== Written instruction ==
Pictures stay out of this copy, which runs from the first line of the material through the line containing "fig = plt.figure(figsize=(6, 2.71), dpi=100)".

# # # #

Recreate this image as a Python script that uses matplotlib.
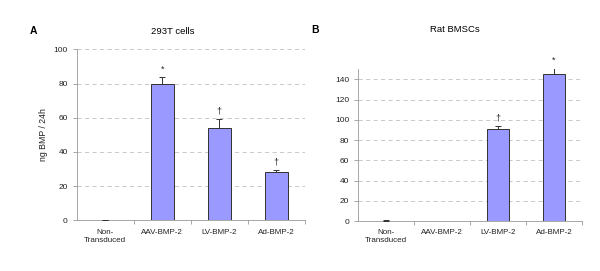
import matplotlib.pyplot as plt

plt.rcParams['font.family'] = ['Liberation Sans', 'DejaVu Sans']

categories = ['Non-\nTransduced', 'AAV-BMP-2', 'LV-BMP-2', 'Ad-BMP-2']

# Panel A: 293T cells
vals_a = [0, 80, 54, 28.5]
err_a = [0.2, 4, 5.3, 0.7]
marks_a = ['', '*', '\u2020', '\u2020']

# Panel B: Rat BMSCs
vals_b = [0.3, 0, 90.5, 145.6]
err_b = [0.2, 0, 3.8, 5.6]
marks_b = ['', '', '\u2020', '*']

bar_color = '#9999ff'
edge_color = '#333333'
grid_color = '#c0c0c0'

fig = plt.figure(figsize=(6, 2.71), dpi=100)


def draw_panel(ax, vals, errs, marks, ymax, yticks, mark_off):
    x = list(range(len(categories)))
    lws = [0.7 if v > 1 else 0 for v in vals]
    ax.bar(x, vals, width=0.4, color=bar_color, edgecolor=edge_color, linewidth=lws, zorder=3)
    for xi, v, e in zip(x, vals, errs):
        if e > 0:
            ax.errorbar(xi, v, yerr=[[0], [e]], fmt='none', ecolor=edge_color,
                        elinewidth=0.7, capsize=2.5, capthick=0.7, zorder=4)
    for xi, v, e, m in zip(x, vals, errs, marks):
        if m:
            ax.text(xi, v + e + mark_off, m, ha='center', va='bottom', fontsize=6.5, color='#222222')
    ax.set_xlim(-0.5, len(categories) - 0.5)
    ax.set_ylim(0, ymax)
    ax.set_yticks(yticks)
    ax.set_xticks(x)
    ax.set_xticklabels(categories, fontsize=5.8, color='#222222')
    ax.set_xticks([0.5, 1.5, 2.5, 3.5], minor=True)
    ax.tick_params(axis='x', which='major', length=0, pad=6)
    ax.tick_params(axis='x', which='minor', length=3, color='#999999', width=0.6)
    ax.tick_params(axis='y', labelsize=6, length=3, color='#999999', width=0.6, labelcolor='#222222')
    ax.yaxis.grid(True, linestyle=(0, (5, 4)), color=grid_color, linewidth=0.6, zorder=0)
    for s in ['top', 'right']:
        ax.spines[s].set_visible(False)
    for s in ['left', 'bottom']:
        ax.spines[s].set_color('#999999')
        ax.spines[s].set_linewidth(0.6)


ax1 = fig.add_axes([0.128, 0.187, 0.38, 0.631])
draw_panel(ax1, vals_a, err_a, marks_a, 100, range(0, 101, 20), 2)
ax1.set_ylabel('ng BMP / 24h', fontsize=6.3, color='#222222', labelpad=4)

ax2 = fig.add_axes([0.597, 0.1845, 0.373, 0.56])
draw_panel(ax2, vals_b, err_b, marks_b, 150, range(0, 141, 20), 3)

fig.text(0.055, 0.885, 'A', fontsize=7.5, fontweight='bold', ha='center', va='center')
fig.text(0.288, 0.885, '293T cells', fontsize=6.8, ha='center', va='center')
fig.text(0.525, 0.89, 'B', fontsize=7.5, fontweight='bold', ha='center', va='center')
fig.text(0.758, 0.89, 'Rat BMSCs', fontsize=6.8, ha='center', va='center')

fig.savefig('out.png', dpi=100)
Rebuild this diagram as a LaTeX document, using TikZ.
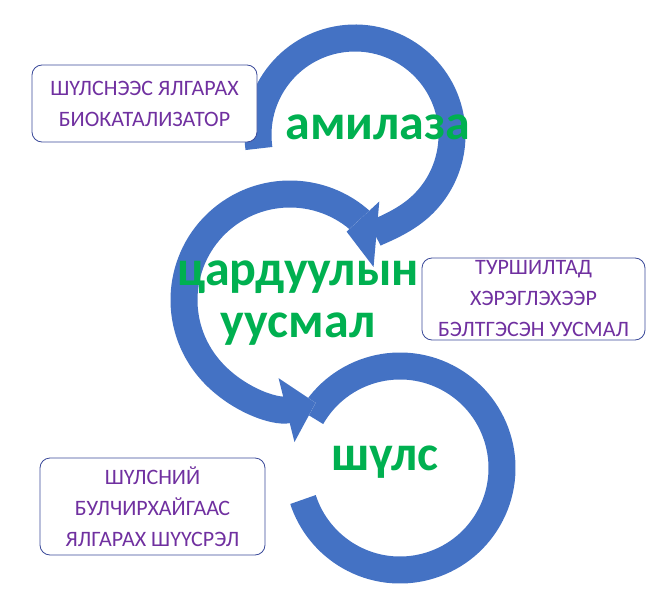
\documentclass[tikz,border=0pt]{standalone}
\usepackage{fontspec}
\setmainfont{Carlito}
\usetikzlibrary{arrows.meta}
\definecolor{ringblue}{HTML}{4472C4}
\definecolor{boxline}{HTML}{3B4A9A}
\definecolor{boxtext}{HTML}{7030A0}
\definecolor{termgreen}{HTML}{00B050}
\tikzset{every picture/.style={line width=0.75pt}}
\tikzset{
  ring/.style={draw=ringblue, line width=27pt},
  ringgap/.style={draw=white, line width=33pt},
  tip/.style={-{Triangle[width=64pt,length=30pt]}},
  gaptip/.style={-{Triangle[width=72pt,length=34pt]}},
  notebox/.style={draw=boxline, fill=white, rounded corners=10pt, line width=0.8pt,
    text=boxtext, align=center, font=\fontsize{22}{31}\selectfont, inner sep=0pt},
  term/.style={text=termgreen, align=center, font=\fontsize{50}{52}\selectfont\bfseries, inner sep=0pt}
}

\begin{document}
\begin{tikzpicture}[x=1pt,y=1pt,yscale=-1]
\useasboundingbox (0,0) rectangle (665,613);

%Rings
\draw [ring] (400,468) ++(210:102) arc (210:522:102) ;
\draw [ringgap, gaptip] (290,300) ++(322:106) arc (322:76:106) ;
\draw [ring, tip] (290,300) ++(322:106) arc (322:76:106) ;
\draw [ringgap, gaptip] (355,135) ++(172:97) arc (172:455:97) ;
\draw [ring, tip] (355,135) ++(172:97) arc (172:455:97) ;

%Note boxes
\node [notebox, minimum width=225pt, minimum height=77pt] (enzyme) at (144.5,103.5) {ШҮЛСНЭЭС ЯЛГАРАХ\\БИОКАТАЛИЗАТОР};
\node [notebox, minimum width=223pt, minimum height=82pt] (solution) at (533.5,299) {ТУРШИЛТАД\\ХЭРЭГЛЭХЭЭР\\БЭЛТГЭСЭН УУСМАЛ};
\node [notebox, minimum width=225pt, minimum height=97pt] (saliva) at (152.5,506.5) {ШҮЛСНИЙ\\БУЛЧИРХАЙГААС\\ЯЛГАРАХ ШҮҮСРЭЛ};

%Terms
\node [term] (amylase) at (378,127) {амилаза};
\node [term] (starch) at (298,303) {цардуулын\\уусмал};
\node [term] (spit) at (385,462) {шүлс};

\end{tikzpicture}
\end{document}
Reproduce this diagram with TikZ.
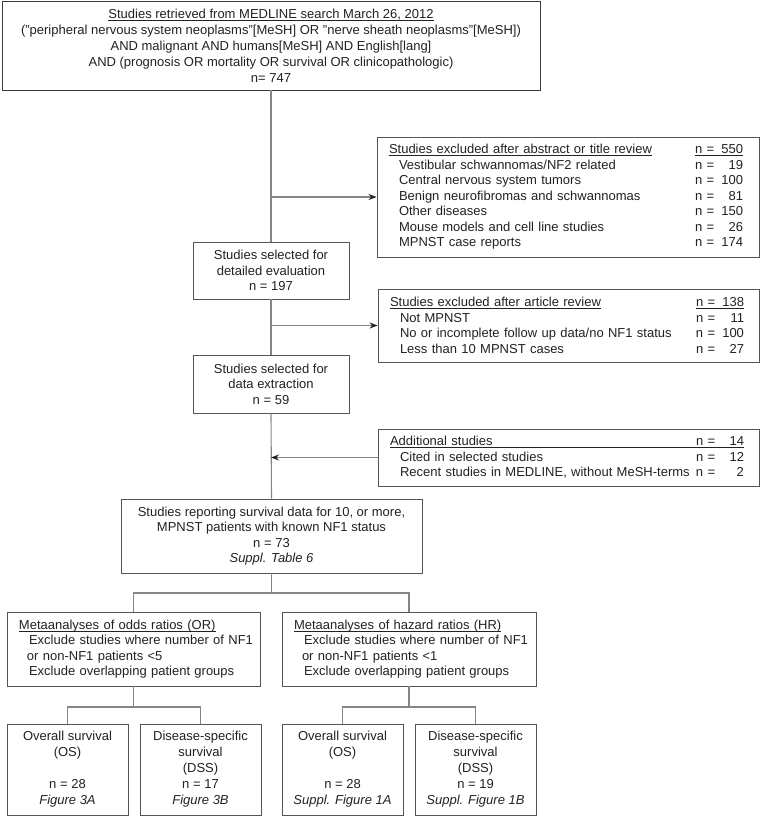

# # # #

== Task response ==
Recreate this image as a Python script that uses matplotlib.
import matplotlib.pyplot as plt

plt.rcParams['font.family'] = ['Liberation Sans', 'DejaVu Sans']

categories = ['Non-\nTransduced', 'AAV-BMP-2', 'LV-BMP-2', 'Ad-BMP-2']

# Panel A: 293T cells
vals_a = [0, 80, 54, 28.5]
err_a = [0.2, 4, 5.3, 0.7]
marks_a = ['', '*', '\u2020', '\u2020']

# Panel B: Rat BMSCs
vals_b = [0.3, 0, 90.5, 145.6]
err_b = [0.2, 0, 3.8, 5.6]
marks_b = ['', '', '\u2020', '*']

bar_color = '#9999ff'
edge_color = '#333333'
grid_color = '#c0c0c0'

fig = plt.figure(figsize=(6, 2.71), dpi=100)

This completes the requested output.